== Recorded data ==
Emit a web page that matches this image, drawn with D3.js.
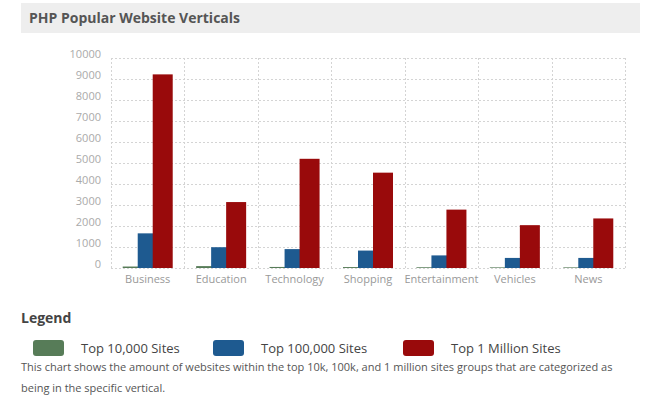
<!DOCTYPE html>
<html>
<head>
<meta charset="utf-8">
<script src="https://cdn.jsdelivr.net/npm/d3@7/dist/d3.min.js"></script>
<style>
  body { margin: 0; background: #fff; font-family: "Open Sans", sans-serif; }
</style>
</head>
<body>
<svg id="chart" width="653" height="396"></svg>
<script>
let svg = d3.select("#chart");

// data
let categories = ["Business", "Education", "Technology", "Shopping", "Entertainment", "Vehicles", "News"];
let seriesNames = ["Top 10,000 Sites", "Top 100,000 Sites", "Top 1 Million Sites"];
let top10k = [70, 90, 50, 45, 35, 30, 30];
let top100k = [1650, 990, 900, 830, 600, 480, 480];
let top1m = [9220, 3140, 5200, 4540, 2780, 2040, 2360];
let yTicks = [0, 1000, 2000, 3000, 4000, 5000, 6000, 7000, 8000, 9000, 10000];
let colors = ["#577c58", "#1e5a90", "#990a0b"];

let series = [top10k, top100k, top1m];

//? title bar
svg.append("rect")
    .attr("x", 21).attr("y", 3)
    .attr("width", 619).attr("height", 30)
    .attr("fill", "#eeeeee");
svg.append("text")
    .attr("x", 29).attr("y", 23)
    .attr("font-size", 14).attr("font-weight", "bold")
    .attr("fill", "#555")
    .text("PHP Popular Website Verticals");

//? scales
let x0 = d3.scaleBand()
    .domain(categories)
    .range([111, 625]);

let x1 = d3.scaleBand()
    .domain(d3.range(3))
    .range([0, 45]);

let y = d3.scaleLinear()
    .domain([0, 10000])
    .range([268, 58]);

//? grid
let grid = svg.append("g").attr("class", "grid")
    .attr("stroke", "#d4d4d4")
    .attr("stroke-dasharray", "2,2");

grid.selectAll("line.h")
    .data(yTicks)
    .enter()
    .append("line")
    .attr("class", "h")
    .attr("x1", 111).attr("x2", 625)
    .attr("y1", d => y(d) + 0.5).attr("y2", d => y(d) + 0.5);

grid.selectAll("line.v")
    .data(categories.map(c => x0(c)).concat([625]))
    .enter()
    .append("line")
    .attr("class", "v")
    .attr("x1", d => Math.round(d) + 0.5).attr("x2", d => Math.round(d) + 0.5)
    .attr("y1", y(10000)).attr("y2", y(0));

//? y axis labels
let yAxis = svg.append("g")
    .attr("transform", "translate(101,0)")
    .call(d3.axisLeft(y).tickValues(yTicks).tickFormat(d3.format("d")).tickSize(0).tickPadding(0));
yAxis.select(".domain").remove();
yAxis.selectAll("text")
    .attr("font-family", "Open Sans")
    .attr("font-size", 11)
    .attr("fill", "#aaa")
    .attr("dy", "-0.08em");

//? x axis labels
let xAxis = svg.append("g")
    .attr("transform", "translate(0,268)")
    .call(d3.axisBottom(x0).tickSize(0).tickPadding(7));
xAxis.select(".domain").remove();
xAxis.selectAll("text")
    .attr("font-family", "Open Sans")
    .attr("font-size", 11)
    .attr("fill", "#999");

//? bars
let groupOffset = (x0.bandwidth() - 50) / 2;
let groups = svg.append("g")
    .selectAll("g")
    .data(categories)
    .enter()
    .append("g")
    .attr("transform", d => "translate(" + (x0(d) + groupOffset) + ",0)");

groups.selectAll("rect")
    .data((d, i) => series.map((s, k) => ({ k: k, v: s[i] })))
    .enter()
    .append("rect")
    .attr("x", d => x1(d.k))
    .attr("width", 20)
    .attr("y", d => y(d.v))
    .attr("height", d => y(0) - y(d.v))
    .attr("fill", d => colors[d.k]);

//? legend
svg.append("text")
    .attr("x", 21).attr("y", 323)
    .attr("font-size", 14).attr("font-weight", "bold")
    .attr("fill", "#444")
    .text("Legend");

let legendX = [33, 213, 403];
let legend = svg.append("g")
    .selectAll("g")
    .data(seriesNames)
    .enter()
    .append("g")
    .attr("transform", (d, i) => "translate(" + legendX[i] + ",340)");

legend.append("rect")
    .attr("width", 31).attr("height", 16)
    .attr("rx", 3)
    .attr("fill", (d, i) => colors[i]);

legend.append("text")
    .attr("x", 48).attr("y", 13)
    .attr("font-size", 13)
    .attr("fill", "#444")
    .text(d => d);

let desc = svg.append("text")
    .attr("font-size", 11)
    .attr("fill", "#555");
desc.append("tspan").attr("x", 21).attr("y", 371)
    .text("This chart shows the amount of websites within the top 10k, 100k, and 1 million sites groups that are categorized as");
desc.append("tspan").attr("x", 21).attr("y", 392)
    .text("being in the specific vertical.");
</script>
</body>
</html>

== Request ==
Review the material and copy each line in which the word "that" appears.

== Right answer ==
Emit a web page that matches this image, drawn with D3.js.
    .text("This chart shows the amount of websites within the top 10k, 100k, and 1 million sites groups that are categorized as");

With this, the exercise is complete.